En menos de cuatro años han desaparecido dos de los más destacados periodistas y editores de los últimos tiempos, cuyo legado el periodismo y la sociedad entera necesitan mantener vigente con urgencia. Se trata de Benjamin Bradlee y de Peter Preston.
El primero, muy en boga en estos días con ocasión del estreno de la cinta The Post -dirigida por S. Spielberg y en la que es interpretado por Tom Hanks-, fue por muchos años director y editor del diario The Washington Post. Lideró -junto con la valiente Katharine Graham-, la publicación de los Pentagon Papers -la historia secreta de la guerra de Vietnam- y destapó el escándalo del robo de documentación de la sede del comité del partido demócrata de los Estados Unidos (el conocido caso Watergate).
El segundo, fallecido hace apenas un par de semanas, fue el editor por 20 años del diario británico The Guardian, y fue el encargado de sacarlo a flote cuando enfrentó los avatares de la competencia y la digitalización de los medios escritos. Reestructuró el formato del periódico y le imprimió innovadoras ideas para presentar una equilibrada combinación de noticias, análisis y reportajes, que lo hicieran de nuevo atractivo al público. Al igual que Bradlee, fue contundente al revelar información que puso en aprietos a altos funcionarios del Estado, como lo hizo con el ministro conservador Jonathan Aitkines -quien fue acusado de cobrar sobornos a traficantes de armas saudíes, entre otros-.
La entrega de ambos al servicio de un periodismo que no sólo cumpliera la función de informar, sino que además pudiera generar criterio en los lectores y que los confrontara respecto de los hechos para hacerlos ciudadanos más conscientes del entorno en el que vivían, se constituye en el principal legado de estos dos grandes del periodismo escrito.

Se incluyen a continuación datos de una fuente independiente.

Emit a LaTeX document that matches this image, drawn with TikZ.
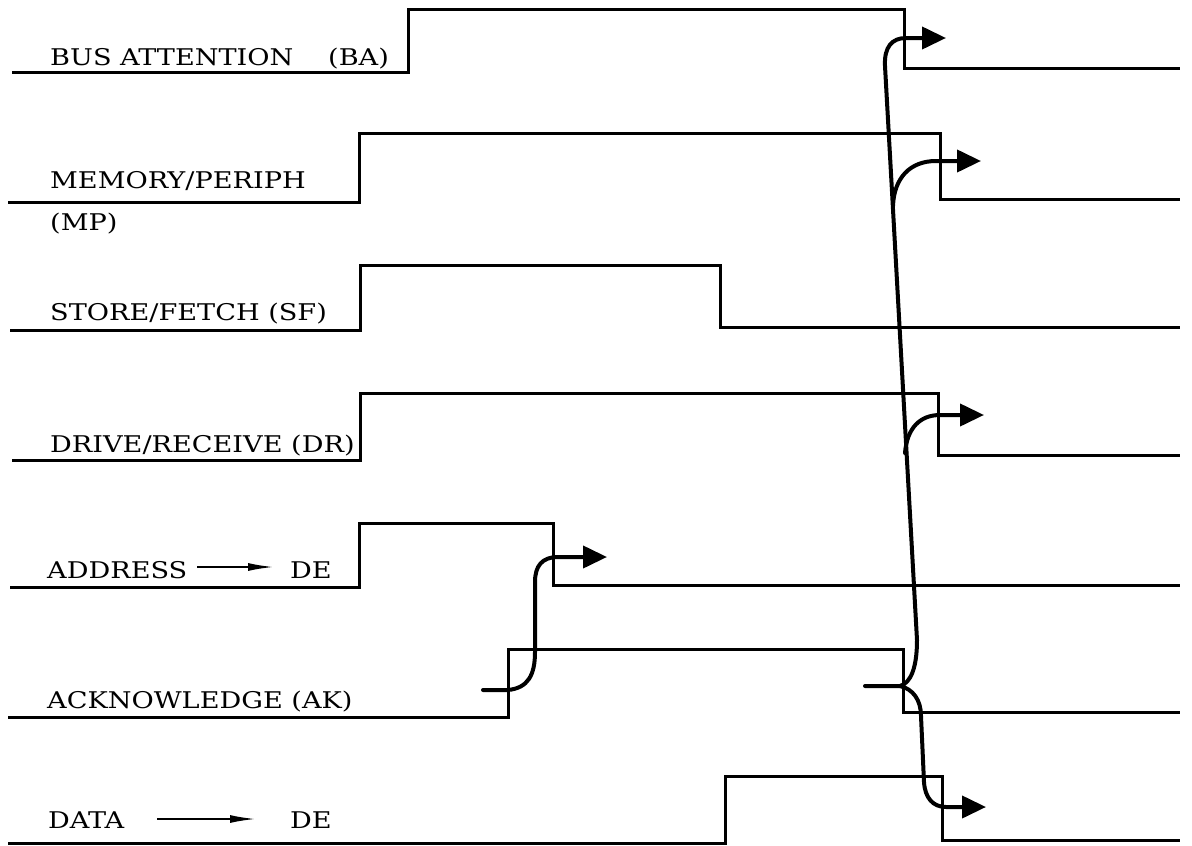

Y es que es difícil no caer en lugares comunes cuando se trata de señalar los roles trascendentales que los periodistas responsables cumplen en una sociedad democrática -donde puede ejercer su labor con relativa tranquilidad-, pero las inverosímiles situaciones a las que nos vemos enfrentados en la actualidad nos imponen recordarlos.
En efecto, el primero de ellos indica que el periodismo es el “cuarto poder”, en la medida en que a través de la información veraz y oportuna acerca de cómo están ejerciendo sus funciones los poderes constituidos, tiene la capacidad de lograr que el mismo sistema democrático accione los mecanismos para ponerle límites o castigar a los que se salen del cauce. Un segundo, nos indica que es “la voz de los que no tienen voz”, pues qué sería de “los sin voz” sin los valientes periodistas que fruto de su trabajo investigativo publican, por ejemplo, un reportaje de un pueblo olvidado por el estado y que gracias a él entra en la agenda de este o aquél ministerio o agencia estatal. El tercer y último, radica en el encargo que tienen los periodistas de revelar la verdad en medio del mar de información que fluye hoy a través de las redes, para llevar a sus lectores, oyentes o televidentes la versión más ajustada de la realidad.
Esos roles son urgentes en las sociedades actuales en donde proliferan las noticias falsas y con base en ellas se vota o se deja de votar por un candidato presidencial, se pone en la palestra a un personaje público o se mancilla su honra; en donde somos espectadores de una inusitada ola de gobernantes que parecen ser más bien los gestores de los intereses particulares de aquéllos que los financiaron o apoyaron; en donde el vértigo con el que vivimos, no deja espacio para la reflexión y, por tanto, siempre se corre el riesgo de tener por cierto un hecho, sin haberlo antes filtrado por el caleidoscopio del contexto en el que se produce.
Es en ese escenario en donde los periodistas de hoy no se pueden olvidar de mirar al más allá buscando la luz que seguramente los faros de Bradlee y Preston, les depararán.